New to python please comment on which part is unclear will try to edit
回答1:
You should not be parsing HTML with regex. It's just a mess, do it with BS4. Doing it the right way:
soup = BeautifulSoup(match3, "html.parser")
names = []
allTds = soup.find_all("td")
for i,item in enumerate(allTds[::3]):
# firstname hp email
names.append((item.text, allTds[(i*3)+1].text, allTds[(i*3)+2].text))
And for the sake of answering the question asked I guess I'll include a horrible ugly regex that you should never use. ESPECIALLY because it's html, don't ever use regex for parsing html. (please don't use this)
for thisMatch in re.findall(r"<td>(.+?)</td>.+?<td>(.+?)</td>.+?<td>(.+?)</td>", match3, re.DOTALL):
print(thisMatch[0], thisMatch[1], thisMatch[2])
回答2:
As @Racialz pointed out, you should look into using HTML parsers instead of regular expressions.
Let's take BeautifulSoup as well as @Racialz did, but build a more robust solution.
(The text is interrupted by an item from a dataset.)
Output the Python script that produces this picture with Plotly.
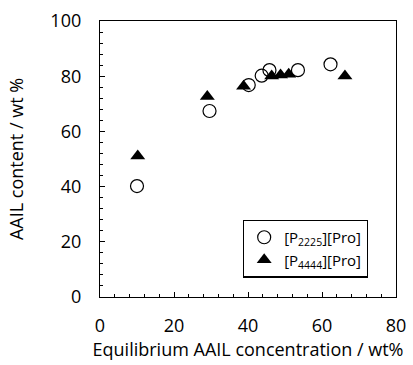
import plotly.graph_objects as go

# [P2225][Pro]
x_p2225 = [10.0, 29.6, 40.2, 43.7, 45.8, 53.5, 62.3]
y_p2225 = [40.2, 67.4, 76.8, 80.2, 82.2, 82.2, 84.3]
# [P4444][Pro]
x_p4444 = [10.2, 29.0, 38.8, 46.4, 48.8, 51.0, 66.2]
y_p4444 = [51.1, 72.6, 76.4, 80.1, 80.4, 80.7, 80.1]

font_family = "Open Sans, Liberation Sans, sans-serif"

fig = go.Figure()
fig.add_trace(go.Scatter(
    x=x_p2225, y=y_p2225, mode="markers", name="[P<sub>2225</sub>][Pro]",
    marker=dict(symbol="circle-open", size=13, color="black", line=dict(width=1.2, color="black")),
))
fig.add_trace(go.Scatter(
    x=x_p4444, y=y_p4444, mode="markers", name="[P<sub>4444</sub>][Pro]",
    marker=dict(symbol="triangle-up", size=13, color="black"),
))

axis_common = dict(
    showgrid=False, zeroline=False, showline=True, linecolor="black", linewidth=1.3,
    mirror=True, ticks="inside", ticklen=5, tickcolor="black", tickwidth=1,
    tickfont=dict(size=18, color="black", family=font_family),
    minor=dict(dtick=4, ticks="inside", ticklen=3, tickcolor="black", tickwidth=1),
    automargin=False,
)

fig.update_layout(
    width=413, height=365,
    margin=dict(l=100, r=17, t=21, b=68),
    paper_bgcolor="white", plot_bgcolor="white",
    font=dict(family=font_family, color="black"),
    xaxis=dict(range=[0, 80], dtick=20, tick0=0, ticklabelstandoff=12,
               title=dict(text="Equilibrium AAIL concentration / wt%", font=dict(size=18), standoff=2),
               **axis_common),
    yaxis=dict(range=[0, 100], dtick=20, tick0=0, ticklabelstandoff=14,
               title=dict(text="AAIL content / wt %", font=dict(size=18), standoff=22),
               **axis_common),
    legend=dict(x=0.905, y=0.07, xanchor="right", yanchor="bottom",
                bordercolor="black", borderwidth=1.3, bgcolor="white",
                font=dict(size=15, color="black"),
                itemwidth=30, tracegroupgap=0),
    showlegend=True,
)

fig.write_html("out.html")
Find all info
elements and locate all fields inside producing a list of dictionaries in the output:
from pprint import pprint
from bs4 import BeautifulSoup
data = """
<div>
<div class = "info">
<div class="name"><td>random</td></div>
<div class="hp"><td>123456</td></div>
<div class="email"><td>random@mail.com</td></div>
</div>
<div class = "info">
<div class="name"><td>random123</td></div>
<div class="hp"><td>654321</td></div>
<div class="email"><td>random123@mail.com</td></div>
</div>
</div>
"""
soup = BeautifulSoup(data, "html.parser")
fields = ["name", "hp", "email"]
result = [
{field: info.find(class_=field).get_text() for field in fields}
for info in soup.find_all(class_="info")
]
pprint(result)
Prints:
[{'email': 'random@mail.com', 'hp': '123456', 'name': 'random'},
{'email': 'random123@mail.com', 'hp': '654321', 'name': 'random123'}]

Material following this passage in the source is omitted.